_Stated goal_
Quote the data below in full, minus the images.
┄┄┄┄┄┄
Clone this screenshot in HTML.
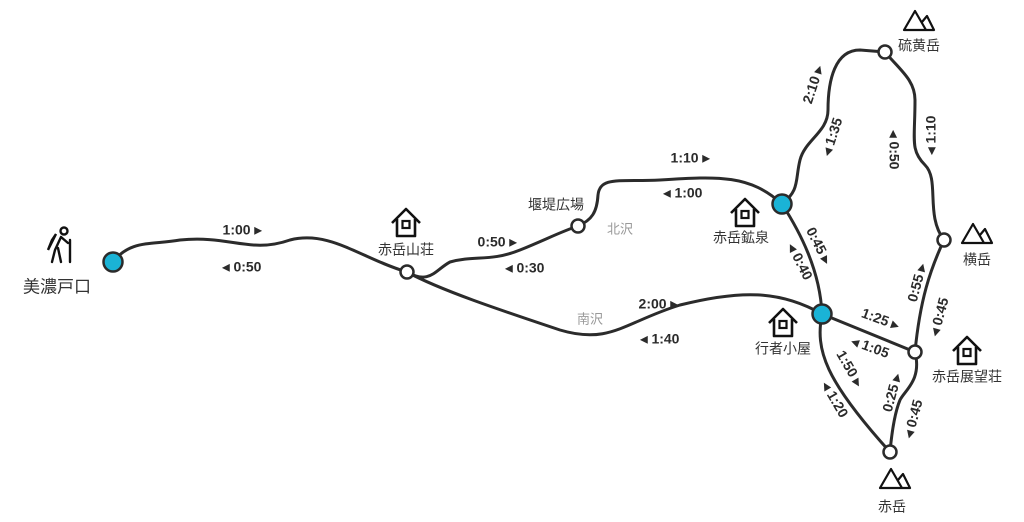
<!DOCTYPE html>
<html><head><meta charset="utf-8"><style>
html,body{margin:0;padding:0;background:#fff;}
svg{display:block}
text{font-family:"Liberation Sans","Noto Sans CJK JP",sans-serif;font-weight:bold;font-size:14px;fill:#2b2b2b;text-anchor:middle;dominant-baseline:middle}
.j{font-weight:normal;font-size:14px;fill:#333}
.g{font-weight:normal;fill:#999;font-size:13px}
</style></head><body>
<svg width="1024" height="522" viewBox="0 0 1024 522">
<defs>
<g id="house"><path d="M-14,1 L0,-13 L14,1 M-9,-3 V14 H9 V-3" fill="none" stroke="#111" stroke-width="2.6" stroke-linejoin="round"/><rect x="-3.5" y="-1" width="7" height="7" fill="none" stroke="#111" stroke-width="2.2"/></g>
<g id="mt"><path d="M-15,10 L-4,-9 L7,10 Z M3,2 L8,-4 L15,10 L7,10" fill="none" stroke="#111" stroke-width="2.2" stroke-linejoin="round"/></g>
</defs>
<g fill="none" stroke="#2b2b2b" stroke-width="3" stroke-linecap="round">
<path d="M113,262 C130,240 150,245 180,240 C230,235 250,254 290,240 C330,230 360,258 407,272"/>
<path d="M407,272 C430,285 435,270 450,262 C475,255 490,262 520,250 C545,240 560,232 578,226"/>
<path d="M578,226 C592,220 597,212 598,195 C600,176 620,182 660,180 C720,176 750,175 782,204"/>
<path d="M782,204 C800,190 795,180 800,160 C805,140 828,132 828,110 C828,80 835,50 860,50 L885,52"/>
<path d="M885,52 C900,70 915,80 915,100 C915,140 910,150 925,165 C940,180 925,215 944,240"/>
<path d="M944,240 C930,270 920,300 915,352"/>
<path d="M915,352 C922,380 905,390 900,400 C895,412 892,430 890,452"/>
<path d="M822,314 C815,350 825,380 890,452"/>
<path d="M822,314 L915,352"/>
<path d="M782,204 C800,232 820,270 822,314"/>
<path d="M407,272 C440,290 500,310 560,330 C610,345 625,322 680,305 C740,290 780,290 822,314"/>
</g>
<g stroke="#2b2b2b" stroke-width="2.5">
<circle cx="113" cy="262" r="9.5" fill="#1ab3d6"/>
<circle cx="782" cy="204" r="9.5" fill="#1ab3d6"/>
<circle cx="822" cy="314" r="9.5" fill="#1ab3d6"/>
<circle cx="407" cy="272" r="6.5" fill="#fff"/>
<circle cx="578" cy="226" r="6.5" fill="#fff"/>
<circle cx="885" cy="52" r="6.5" fill="#fff"/>
<circle cx="944" cy="240" r="6.5" fill="#fff"/>
<circle cx="915" cy="352" r="6.5" fill="#fff"/>
<circle cx="890" cy="452" r="6.5" fill="#fff"/>
</g>
<g fill="none" stroke="#111" stroke-width="2.4" stroke-linecap="round" transform="translate(58,248)">
<circle cx="6" cy="-17" r="3.5"/>
<path d="M-6,-8 L-2,-14 L-10,2 L-6,-8 M3,-11 L-3,2 L-6,14 M0,0 L3,14 M3,-11 L10,-5 M12,-8 V14"/>
</g>
<text class="j" x="57" y="288" style="font-size:17px">美濃戸口</text>
<use href="#house" x="406" y="222"/><text class="j" x="406" y="251">赤岳山荘</text>
<use href="#house" x="745" y="212"/><text class="j" x="741" y="239">赤岳鉱泉</text>
<use href="#house" x="783" y="322"/><text class="j" x="783" y="350">行者小屋</text>
<use href="#house" x="967" y="350"/><text class="j" x="967" y="378">赤岳展望荘</text>
<use href="#mt" x="919" y="20"/><text class="j" x="919" y="47">硫黄岳</text>
<use href="#mt" x="977" y="233"/><text class="j" x="977" y="261">横岳</text>
<use href="#mt" x="895" y="478"/><text class="j" x="892" y="508">赤岳</text>
<text class="j" x="556" y="206">堰堤広場</text>
<text class="g" x="620" y="230">北沢</text>
<text class="g" x="590" y="320">南沢</text>
<text x="242" y="231">1:00 ▸</text>
<text x="242" y="268">◂ 0:50</text>
<text x="497" y="243">0:50 ▸</text>
<text x="525" y="269">◂ 0:30</text>
<text x="690" y="159">1:10 ▸</text>
<text x="683" y="194">◂ 1:00</text>
<text x="658" y="305">2:00 ▸</text>
<text x="660" y="340">◂ 1:40</text>
<text transform="translate(814,85) rotate(-72)">2:10 ▸</text>
<text transform="translate(833,137) rotate(-72)">◂ 1:35</text>
<text transform="translate(893,150) rotate(90)">◂ 0:50</text>
<text transform="translate(932,135) rotate(-90)">◂ 1:10</text>
<text transform="translate(818,246) rotate(63)">0:45 ▸</text>
<text transform="translate(799,262) rotate(63)">◂ 0:40</text>
<text transform="translate(880,320) rotate(20)">1:25 ▸</text>
<text transform="translate(870,348) rotate(20)">◂ 1:05</text>
<text transform="translate(918,283) rotate(-75)">0:55 ▸</text>
<text transform="translate(940,317) rotate(-75)">◂ 0:45</text>
<text transform="translate(849,369) rotate(60)">1:50 ▸</text>
<text transform="translate(834,400) rotate(60)">◂ 1:20</text>
<text transform="translate(893,393) rotate(-75)">0:25 ▸</text>
<text transform="translate(914,419) rotate(-75)">◂ 0:45</text>
</svg>
</body></html>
┄┄┄┄┄┄
_Task solution_
Clone this screenshot in HTML.
<!DOCTYPE html>
<html><head><meta charset="utf-8"><style>
html,body{margin:0;padding:0;background:#fff;}
svg{display:block}
text{font-family:"Liberation Sans","Noto Sans CJK JP",sans-serif;font-weight:bold;font-size:14px;fill:#2b2b2b;text-anchor:middle;dominant-baseline:middle}
.j{font-weight:normal;font-size:14px;fill:#333}
.g{font-weight:normal;fill:#999;font-size:13px}
</style></head><body>
<svg width="1024" height="522" viewBox="0 0 1024 522">
<defs>
<g id="house"><path d="M-14,1 L0,-13 L14,1 M-9,-3 V14 H9 V-3" fill="none" stroke="#111" stroke-width="2.6" stroke-linejoin="round"/><rect x="-3.5" y="-1" width="7" height="7" fill="none" stroke="#111" stroke-width="2.2"/></g>
<g id="mt"><path d="M-15,10 L-4,-9 L7,10 Z M3,2 L8,-4 L15,10 L7,10" fill="none" stroke="#111" stroke-width="2.2" stroke-linejoin="round"/></g>
</defs>
<g fill="none" stroke="#2b2b2b" stroke-width="3" stroke-linecap="round">
<path d="M113,262 C130,240 150,245 180,240 C230,235 250,254 290,240 C330,230 360,258 407,272"/>
<path d="M407,272 C430,285 435,270 450,262 C475,255 490,262 520,250 C545,240 560,232 578,226"/>
<path d="M578,226 C592,220 597,212 598,195 C600,176 620,182 660,180 C720,176 750,175 782,204"/>
<path d="M782,204 C800,190 795,180 800,160 C805,140 828,132 828,110 C828,80 835,50 860,50 L885,52"/>
<path d="M885,52 C900,70 915,80 915,100 C915,140 910,150 925,165 C940,180 925,215 944,240"/>
<path d="M944,240 C930,270 920,300 915,352"/>
<path d="M915,352 C922,380 905,390 900,400 C895,412 892,430 890,452"/>
<path d="M822,314 C815,350 825,380 890,452"/>
<path d="M822,314 L915,352"/>
<path d="M782,204 C800,232 820,270 822,314"/>
<path d="M407,272 C440,290 500,310 560,330 C610,345 625,322 680,305 C740,290 780,290 822,314"/>
</g>
<g stroke="#2b2b2b" stroke-width="2.5">
<circle cx="113" cy="262" r="9.5" fill="#1ab3d6"/>
<circle cx="782" cy="204" r="9.5" fill="#1ab3d6"/>
<circle cx="822" cy="314" r="9.5" fill="#1ab3d6"/>
<circle cx="407" cy="272" r="6.5" fill="#fff"/>
<circle cx="578" cy="226" r="6.5" fill="#fff"/>
<circle cx="885" cy="52" r="6.5" fill="#fff"/>
<circle cx="944" cy="240" r="6.5" fill="#fff"/>
<circle cx="915" cy="352" r="6.5" fill="#fff"/>
<circle cx="890" cy="452" r="6.5" fill="#fff"/>
</g>
<g fill="none" stroke="#111" stroke-width="2.4" stroke-linecap="round" transform="translate(58,248)">
<circle cx="6" cy="-17" r="3.5"/>
<path d="M-6,-8 L-2,-14 L-10,2 L-6,-8 M3,-11 L-3,2 L-6,14 M0,0 L3,14 M3,-11 L10,-5 M12,-8 V14"/>
</g>
<text class="j" x="57" y="288" style="font-size:17px">美濃戸口</text>
<use href="#house" x="406" y="222"/><text class="j" x="406" y="251">赤岳山荘</text>
<use href="#house" x="745" y="212"/><text class="j" x="741" y="239">赤岳鉱泉</text>
<use href="#house" x="783" y="322"/><text class="j" x="783" y="350">行者小屋</text>
<use href="#house" x="967" y="350"/><text class="j" x="967" y="378">赤岳展望荘</text>
<use href="#mt" x="919" y="20"/><text class="j" x="919" y="47">硫黄岳</text>
<use href="#mt" x="977" y="233"/><text class="j" x="977" y="261">横岳</text>
<use href="#mt" x="895" y="478"/><text class="j" x="892" y="508">赤岳</text>
<text class="j" x="556" y="206">堰堤広場</text>
<text class="g" x="620" y="230">北沢</text>
<text class="g" x="590" y="320">南沢</text>
<text x="242" y="231">1:00 ▸</text>
<text x="242" y="268">◂ 0:50</text>
<text x="497" y="243">0:50 ▸</text>
<text x="525" y="269">◂ 0:30</text>
<text x="690" y="159">1:10 ▸</text>
<text x="683" y="194">◂ 1:00</text>
<text x="658" y="305">2:00 ▸</text>
<text x="660" y="340">◂ 1:40</text>
<text transform="translate(814,85) rotate(-72)">2:10 ▸</text>
<text transform="translate(833,137) rotate(-72)">◂ 1:35</text>
<text transform="translate(893,150) rotate(90)">◂ 0:50</text>
<text transform="translate(932,135) rotate(-90)">◂ 1:10</text>
<text transform="translate(818,246) rotate(63)">0:45 ▸</text>
<text transform="translate(799,262) rotate(63)">◂ 0:40</text>
<text transform="translate(880,320) rotate(20)">1:25 ▸</text>
<text transform="translate(870,348) rotate(20)">◂ 1:05</text>
<text transform="translate(918,283) rotate(-75)">0:55 ▸</text>
<text transform="translate(940,317) rotate(-75)">◂ 0:45</text>
<text transform="translate(849,369) rotate(60)">1:50 ▸</text>
<text transform="translate(834,400) rotate(60)">◂ 1:20</text>
<text transform="translate(893,393) rotate(-75)">0:25 ▸</text>
<text transform="translate(914,419) rotate(-75)">◂ 0:45</text>
</svg>
</body></html>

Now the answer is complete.